Governor expected to sign $62B, 2-year Ohio budget
COLUMBUS, Ohio (AP) — Ohio Gov. John Kasich is expected to sign the new $62 billion, two-year state budget on Sunday and specify any items he is rejecting.
The plan was approved by the Republican-led state Legislature on Thursday after months of debate — and over the fierce objections of some Democrats.
A spokesman for Kasich, a Republican, said in a statement Sunday that the governor would sign the measure around 7:30 p.m.
The plan will cut personal income taxes, add some abortion restrictions and make changes to school funding.
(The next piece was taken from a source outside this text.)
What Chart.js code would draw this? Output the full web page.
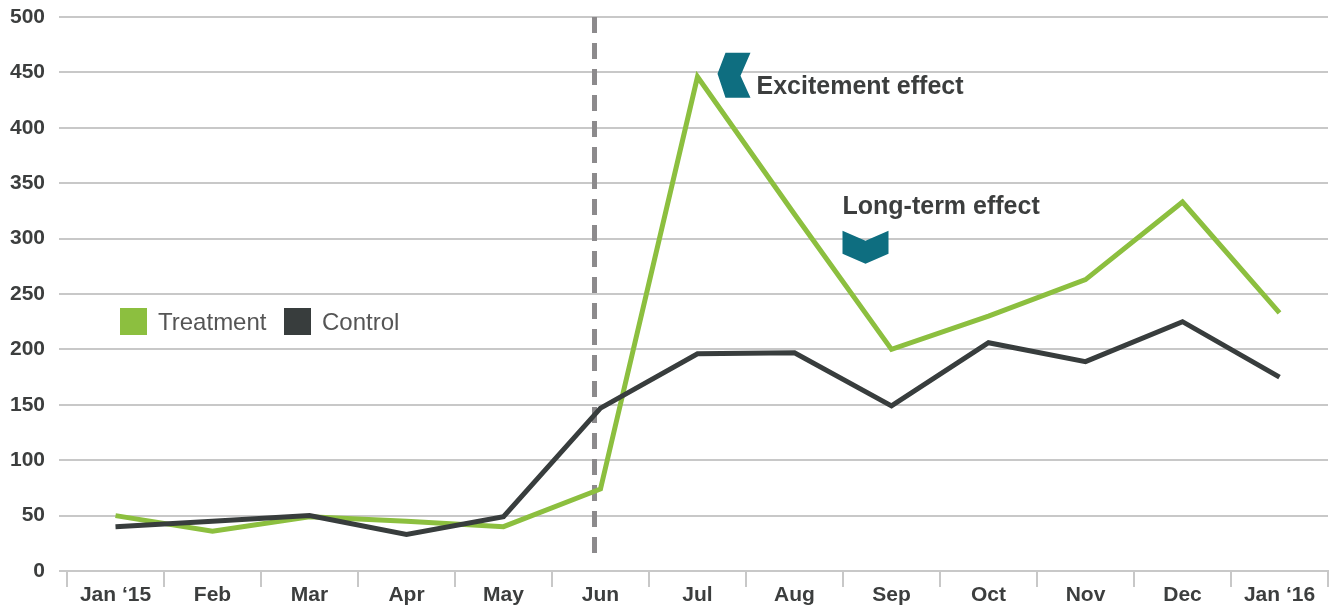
<!DOCTYPE html>
<html>
<head>
<meta charset="utf-8">
<script src="https://cdn.jsdelivr.net/npm/chart.js@4/dist/chart.umd.min.js"></script>
<style>
	html, body { margin: 0; padding: 0; background: #fff; }
	#wrap { width: 1330px; height: 605px; position: relative; }
</style>
</head>
<body>
<div id="wrap"><canvas id="effectChart" width="1330" height="605"></canvas></div>
<script>
var months = ['Jan \u201815', 'Feb', 'Mar', 'Apr', 'May', 'Jun', 'Jul', 'Aug', 'Sep', 'Oct', 'Nov', 'Dec', 'Jan \u201816'];
var treatment = [50, 36, 49, 45, 40, 74, 446, 322, 200, 230, 263, 333, 233];
var control = [40, 45, 50, 33, 49, 147, 196, 197, 149, 206, 189, 225, 175];
var yTicks = [0, 50, 100, 150, 200, 250, 300, 350, 400, 450, 500];
var seriesNames = ['Treatment', 'Control'];
var notes = ['Excitement effect', 'Long-term effect'];
var launchMonth = 'Jun';

(function(window, document, undefined) {
	var green = '#8cbf3f';
	var dark = '#383d3d';
	var teal = '#0e6e80';
	var textColor = '#3c3e3e';
	var gridColor = '#c8c8c8';
	var fontFamily = '"Liberation Sans", Arial, sans-serif';

	// dashed launch line, legend and the two callouts
	var extras = {
		id: 'extras',
		beforeDatasetsDraw: function(chart) {
			var ctx = chart.ctx;
			var x = chart.scales.x;
			var y = chart.scales.y;
			var lx = x.getPixelForValue(months.indexOf(launchMonth)) - 6;
			ctx.save();
			ctx.strokeStyle = '#8c8a8c';
			ctx.lineWidth = 5;
			ctx.setLineDash([16, 10]);
			ctx.beginPath();
			ctx.moveTo(lx, y.getPixelForValue(500));
			ctx.lineTo(lx, y.getPixelForValue(14));
			ctx.stroke();
			ctx.restore();
		},
		afterDatasetsDraw: function(chart) {
			var ctx = chart.ctx;
			var x = chart.scales.x;
			var y = chart.scales.y;
			ctx.save();

			// legend
			ctx.font = '24px ' + fontFamily;
			ctx.textBaseline = 'middle';
			ctx.textAlign = 'left';
			ctx.fillStyle = green;
			ctx.fillRect(120, 308, 27, 27);
			ctx.fillStyle = '#555';
			ctx.fillText(seriesNames[0], 158, 323);
			ctx.fillStyle = dark;
			ctx.fillRect(284, 308, 27, 27);
			ctx.fillStyle = '#555';
			ctx.fillText(seriesNames[1], 322, 323);

			// excitement chevron (points left)
			var ex = x.getPixelForValue(6) + 20;
			var ey = y.getPixelForValue(446);
			ctx.fillStyle = teal;
			ctx.beginPath();
			ctx.moveTo(ex + 8, ey - 24);
			ctx.lineTo(ex + 33, ey - 24);
			ctx.lineTo(ex + 23, ey - 1);
			ctx.lineTo(ex + 33, ey + 21);
			ctx.lineTo(ex + 8, ey + 21);
			ctx.lineTo(ex, ey - 3);
			ctx.closePath();
			ctx.fill();

			// long-term chevron (points down)
			var lx = x.getPixelForValue(8) - 49;
			var ly = y.getPixelForValue(307);
			ctx.beginPath();
			ctx.moveTo(lx, ly);
			ctx.lineTo(lx + 23, ly + 10);
			ctx.lineTo(lx + 46, ly);
			ctx.lineTo(lx + 46, ly + 23);
			ctx.lineTo(lx + 23, ly + 33);
			ctx.lineTo(lx, ly + 23);
			ctx.closePath();
			ctx.fill();

			ctx.font = 'bold 25px ' + fontFamily;
			ctx.fillStyle = textColor;
			ctx.fillText(notes[0], ex + 39, ey + 10);
			ctx.fillText(notes[1], lx, ly - 24);

			ctx.restore();
		}
	};

	var ctx = document.querySelector('#effectChart');
	var chart = new Chart(ctx, {
		type: 'line',
		data: {
			labels: months,
			datasets: [{
				label: seriesNames[1],
				data: control,
				borderColor: dark,
				backgroundColor: dark,
				borderWidth: 5,
				pointRadius: 0,
				tension: 0
			}, {
				label: seriesNames[0],
				data: treatment,
				borderColor: green,
				backgroundColor: green,
				borderWidth: 5,
				pointRadius: 0,
				tension: 0
			}]
		},
		options: {
			responsive: false,
			animation: false,
			layout: {
				padding: { top: 17, right: 2, left: 0, bottom: 0 }
			},
			plugins: {
				legend: { display: false },
				tooltip: { enabled: false }
			},
			scales: {
				x: {
					offset: true,
					grid: {
						offset: true,
						drawOnChartArea: false,
						drawTicks: true,
						tickLength: 16,
						color: gridColor,
						lineWidth: 2
					},
					border: { display: true, color: gridColor, width: 2 },
					ticks: {
						color: textColor,
						padding: -4,
						maxRotation: 0,
						autoSkip: false,
						font: { family: fontFamily, size: 21, weight: 'bold' }
					},
					afterFit: function(scale) {
						scale.height = 34;
						scale.paddingLeft = 0;
						scale.paddingRight = 0;
					}
				},
				y: {
					min: 0,
					max: 500,
					afterBuildTicks: function(scale) {
						scale.ticks = yTicks.map(function(v) { return { value: v }; });
					},
					grid: {
						color: gridColor,
						lineWidth: 2,
						drawTicks: true,
						tickLength: 8
					},
					border: { display: false },
					ticks: {
						color: textColor,
						padding: 14,
						font: { family: fontFamily, size: 21, weight: 'bold' }
					},
					afterFit: function(scale) {
						scale.width = 67;
						scale.paddingTop = 0;
						scale.paddingBottom = 0;
					}
				}
			}
		},
		plugins: [extras]
	});
})(window, document);
</script>
</body>
</html>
It doesn’t include changes Kasich sought for Ohio’s Medicaid system, but he said he expects lawmakers to restructure the health care program by year’s end.
Republicans are especially proud of an estimated $2.7 billion in overall tax cuts over three years, including a phased-in income tax cut for individuals and small businesses. The cut is partly paid for by increasing the state sales tax from 5.5 percent to 5.75 percent.
Democrats say those reductions would disproportionately benefit wealthier Ohioans while sales tax changes would hurt those struggling to make ends meet.
Also in the budget are revamped ground rules for funding public colleges and universities to more closely tie state aid to graduation rates. Under the plan, universities won’t receive a portion of their per-pupil funding until the student has graduated.
Last week Kasich declined to say what items he was eying for line-item veto. Various groups are urging him to strike a provision that limits the administration’s ability to add new Medicaid enrollees, and to remove provisions effectively defunding Planned Parenthood and requiring doctors to share with a pregnant woman signs of the fetal heartbeat before the woman gets an abortion.
After the budget passed Thursday, abortion-rights supporters protested the measure, with several escorted out for shouting “Shame on you, shame on you!”